**THE EXERCISE**. Quote the listing in full, exactly as given, minus any pictures.

**SUPPLIED DATA**.
= = = =

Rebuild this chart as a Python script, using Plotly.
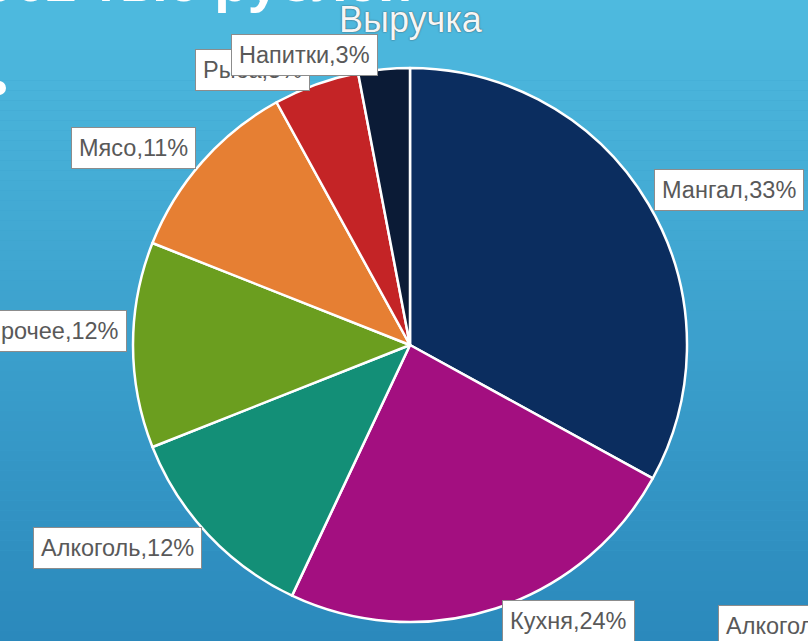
import math
import plotly.graph_objects as go

# ---- data ----
categories = ["Мангал", "Кухня", "Алкоголь", "Прочее", "Мясо", "Рыба", "Напитки"]
shares = [33, 24, 12, 12, 11, 5, 3]
colors = ["#0b2d5f", "#a30f80", "#138f77", "#6b9e1f", "#e67f33", "#c42426", "#0b1b36"]
title_text = "Выручка"
header_text = "13062 тыс рублей"
side_label = "Алкоголь"

W, H = 808, 641
CX, CY, R = 410, 345, 277

def px(x):
    return x / W

def py(y):
    return 1 - y / H

fig = go.Figure()
fig.add_trace(go.Pie(
    labels=categories, values=shares, sort=False, direction="clockwise",
    rotation=0, textinfo="none", hoverinfo="label+percent",
    marker=dict(colors=colors, line=dict(color="white", width=2.5)),
    domain=dict(x=[px(CX - R), px(CX + R)], y=[py(CY + R), py(CY - R)]),
    showlegend=False,
))

# gradient background bands
top = (78, 186, 223)
bot = (43, 137, 188)
shapes = []
N = 64
for i in range(N):
    t = i / (N - 1)
    c = tuple(round(top[k] + (bot[k] - top[k]) * t) for k in range(3))
    shapes.append(dict(type="rect", xref="paper", yref="paper", layer="below",
                       x0=0, x1=1, y0=1 - (i + 1) / N, y1=1 - i / N,
                       line=dict(width=0), fillcolor="rgb(%d,%d,%d)" % c))
shapes.append(dict(type="circle", xref="paper", yref="paper", layer="above",
                   x0=px(-8), x1=px(6), y0=py(95), y1=py(81),
                   line=dict(width=0), fillcolor="white"))

label_font = dict(family="Liberation Sans, Arial", size=23.5, color="#595959")
annotations = []
total = sum(shares)
cum = 0
for name, v in zip(categories, shares):
    mid = (cum + v / 2) / total * 2 * math.pi
    cum += v
    ex = CX + R * math.sin(mid)
    ey = CY - R * math.cos(mid)
    right = math.sin(mid) > 0
    dy = -14 if math.cos(mid) >= -0.1 else 13
    annotations.append(dict(
        text="%s,%d%%" % (name, v), xref="paper", yref="paper",
        x=px(ex + (6 if right else -6)), y=py(ey + dy),
        xanchor="left" if right else "right", yanchor="middle",
        showarrow=False, bgcolor="white", bordercolor="#8c8c8c", borderwidth=1,
        borderpad=7, font=label_font,
    ))

annotations.append(dict(
    text="%s,12%%" % side_label, xref="paper", yref="paper", x=px(718), y=py(626),
    xanchor="left", yanchor="middle", showarrow=False, bgcolor="white",
    bordercolor="#8c8c8c", borderwidth=1, borderpad=7, font=label_font))

annotations.append(dict(
    text=title_text, xref="paper", yref="paper", x=px(411), y=py(19),
    xanchor="center", yanchor="middle", showarrow=False,
    font=dict(family="Liberation Sans, Arial", size=36, color="#f6f6f6",
              shadow="0px 0px 1.5px #333")))

annotations.append(dict(
    text="<b>%s</b>" % header_text, xref="paper", yref="paper", x=px(414), y=py(-19),
    xanchor="right", yanchor="middle", showarrow=False,
    font=dict(family="Liberation Sans, Arial", size=56, color="white")))

fig.update_layout(
    width=W, height=H, margin=dict(l=0, r=0, t=0, b=0),
    paper_bgcolor="rgb(60,160,205)", plot_bgcolor="rgba(0,0,0,0)",
    shapes=shapes, annotations=annotations,
)
fig.write_html("out.html", config={"displayModeBar": False},
               post_script="document.body.style.margin='0';document.body.style.overflow='hidden';")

= = = =

**OUTPUT FOR THIS EXERCISE**.
Rebuild this chart as a Python script, using Plotly.
import math
import plotly.graph_objects as go

# ---- data ----
categories = ["Мангал", "Кухня", "Алкоголь", "Прочее", "Мясо", "Рыба", "Напитки"]
shares = [33, 24, 12, 12, 11, 5, 3]
colors = ["#0b2d5f", "#a30f80", "#138f77", "#6b9e1f", "#e67f33", "#c42426", "#0b1b36"]
title_text = "Выручка"
header_text = "13062 тыс рублей"
side_label = "Алкоголь"

W, H = 808, 641
CX, CY, R = 410, 345, 277

def px(x):
    return x / W

def py(y):
    return 1 - y / H

fig = go.Figure()
fig.add_trace(go.Pie(
    labels=categories, values=shares, sort=False, direction="clockwise",
    rotation=0, textinfo="none", hoverinfo="label+percent",
    marker=dict(colors=colors, line=dict(color="white", width=2.5)),
    domain=dict(x=[px(CX - R), px(CX + R)], y=[py(CY + R), py(CY - R)]),
    showlegend=False,
))

# gradient background bands
top = (78, 186, 223)
bot = (43, 137, 188)
shapes = []
N = 64
for i in range(N):
    t = i / (N - 1)
    c = tuple(round(top[k] + (bot[k] - top[k]) * t) for k in range(3))
    shapes.append(dict(type="rect", xref="paper", yref="paper", layer="below",
                       x0=0, x1=1, y0=1 - (i + 1) / N, y1=1 - i / N,
                       line=dict(width=0), fillcolor="rgb(%d,%d,%d)" % c))
shapes.append(dict(type="circle", xref="paper", yref="paper", layer="above",
                   x0=px(-8), x1=px(6), y0=py(95), y1=py(81),
                   line=dict(width=0), fillcolor="white"))

label_font = dict(family="Liberation Sans, Arial", size=23.5, color="#595959")
annotations = []
total = sum(shares)
cum = 0
for name, v in zip(categories, shares):
    mid = (cum + v / 2) / total * 2 * math.pi
    cum += v
    ex = CX + R * math.sin(mid)
    ey = CY - R * math.cos(mid)
    right = math.sin(mid) > 0
    dy = -14 if math.cos(mid) >= -0.1 else 13
    annotations.append(dict(
        text="%s,%d%%" % (name, v), xref="paper", yref="paper",
        x=px(ex + (6 if right else -6)), y=py(ey + dy),
        xanchor="left" if right else "right", yanchor="middle",
        showarrow=False, bgcolor="white", bordercolor="#8c8c8c", borderwidth=1,
        borderpad=7, font=label_font,
    ))

annotations.append(dict(
    text="%s,12%%" % side_label, xref="paper", yref="paper", x=px(718), y=py(626),
    xanchor="left", yanchor="middle", showarrow=False, bgcolor="white",
    bordercolor="#8c8c8c", borderwidth=1, borderpad=7, font=label_font))

annotations.append(dict(
    text=title_text, xref="paper", yref="paper", x=px(411), y=py(19),
    xanchor="center", yanchor="middle", showarrow=False,
    font=dict(family="Liberation Sans, Arial", size=36, color="#f6f6f6",
              shadow="0px 0px 1.5px #333")))

annotations.append(dict(
    text="<b>%s</b>" % header_text, xref="paper", yref="paper", x=px(414), y=py(-19),
    xanchor="right", yanchor="middle", showarrow=False,
    font=dict(family="Liberation Sans, Arial", size=56, color="white")))

fig.update_layout(
    width=W, height=H, margin=dict(l=0, r=0, t=0, b=0),
    paper_bgcolor="rgb(60,160,205)", plot_bgcolor="rgba(0,0,0,0)",
    shapes=shapes, annotations=annotations,
)
fig.write_html("out.html", config={"displayModeBar": False},
               post_script="document.body.style.margin='0';document.body.style.overflow='hidden';")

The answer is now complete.